Chaviano was trying to investigate the cases of a number of Cubans who had gone missing. He was  warned by state security to stop his human rights work or he would be arrested and sentenced to 15 years in prison. He refused to leave and was detained on May 7, 1994, drugged and subjected to a military trial and sentenced to 15 years in prison of which he served over 13 years in terrible conditions suffering numerous beatings and the denial of healthcare which led to a wholesale decline in his health. Amnesty International recognized Chaviano as a prisoner of conscience. Chaviano was released on August 10, 2007. He was forced into exile in 2012.

The Cuban government with these draconian measures has succeeded in preventing systematic reporting of its worse crimes. According to the 1993 U.S. protest note, U.S. military guards surveying the bay witnessed five separate incidents:

* On June 19 at 2 p.m., U.S. guards, startled by the sounds of detonations, saw Cuban troops aboard patrol boats dropping grenades in the paths of several swimmers headed for the U.S. base.
* On June 20 at 1:30 p.m., Cuban troops repeated the action, then strafed the water with machine-gun fire.
* On June 26 at 11 a.m., three patrol boats surrounded a group of swimmers, lobbing grenades and spraying them with automatic weapons fire. At least three corpses were lifted out of the water with gaffs.
* On June 27 at 11:30 a.m., guards aboard patrol boats lobbed two grenades into the water.
* The same day, just before 3 p.m., a patrol boat opened automatic fire on a group of swimmers, who were later seen being pulled from the water. The swimmers' status was unknown.
In a July 22, 2007 interview in El Nuevo Herald, Amado Veloso Vega described what happened to him in 1992 when he was just 21 years old and trying to leave Cuba "managed to crawl through the third barrier between Cuban territory and the U.S. Naval Base at Guantanamo when the warning flares lit the night sky."  He thought he'd stay in "no-man's land." till dawn, confident the Cuban guards could not enter. "But then he heard shots, and when he tried to move, a mine exploded, destroying his legs and flinging him 15 feet.  

Amado Veloso Vega in 2007
 With no strength to shout, Veloso lay there until he heard the soldiers approach." "Strips of flesh dangled from my legs. I was disfigured and my mouth was torn," he recalled.  One of the soldiers said that he "wouldn't make it alive" to the hospital in Guantanamo. According to Amado,  they started to play with him. They bayoneted him in the hand and in the leg and then pulled him off the fence. Veloso showed his scars.  They took him directly to the morgue. There, a doctor wouldn't give up, injecting him with adrenaline. Veloso was revived.  For attempting to leave, he was sentenced Veloso to two years house arrest at his Havana home. Veloso tried to remake and requested prosthetic legs at a Havana hospital. According to Amado, "[t]hey concluded that my accident was due to my attempt to leave the country illegally and told me the (prostheses) they had were for revolutionaries and fighters back from Angola."   They refused to give him the prostheses.
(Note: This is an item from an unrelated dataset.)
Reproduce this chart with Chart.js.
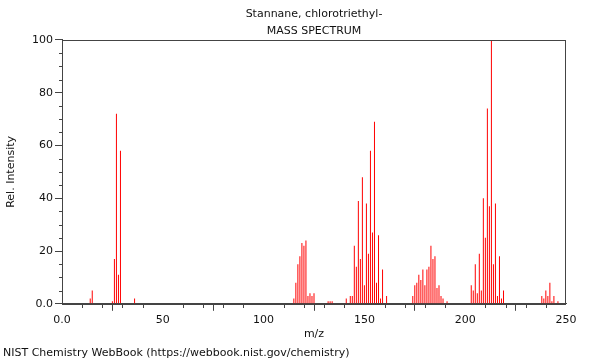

Oswaldo Payá Sardiñas who spoke out on the July 13, 1994 "13 de marzo" tugboat massacre was killed on July 22, 2012 along with Harold Cepero in what appears to have been an extrajudicial killing arranged by the Castro regime's secret police.

This history must not be relegated to an Orwellian memory hole because impunity breeds repetition, and costs more lives. The Castro regime must be held to account. As should all who engage in acts that violate human rights and dignity wherever they are. 

On July 10th at 8pm there will be a 25 minute silent candlelight vigil in front of the Cuban Embassy in Washington, DC. Over the past 25 years the days leading up to this grim anniversary have been marked by protests and vigils inside and outside Cuba. If you are in the DC area and wish to take part in a solemn and nonviolent protest then please join us. Elie Wiesel  was right, “For the dead and the living, we must bear witness.”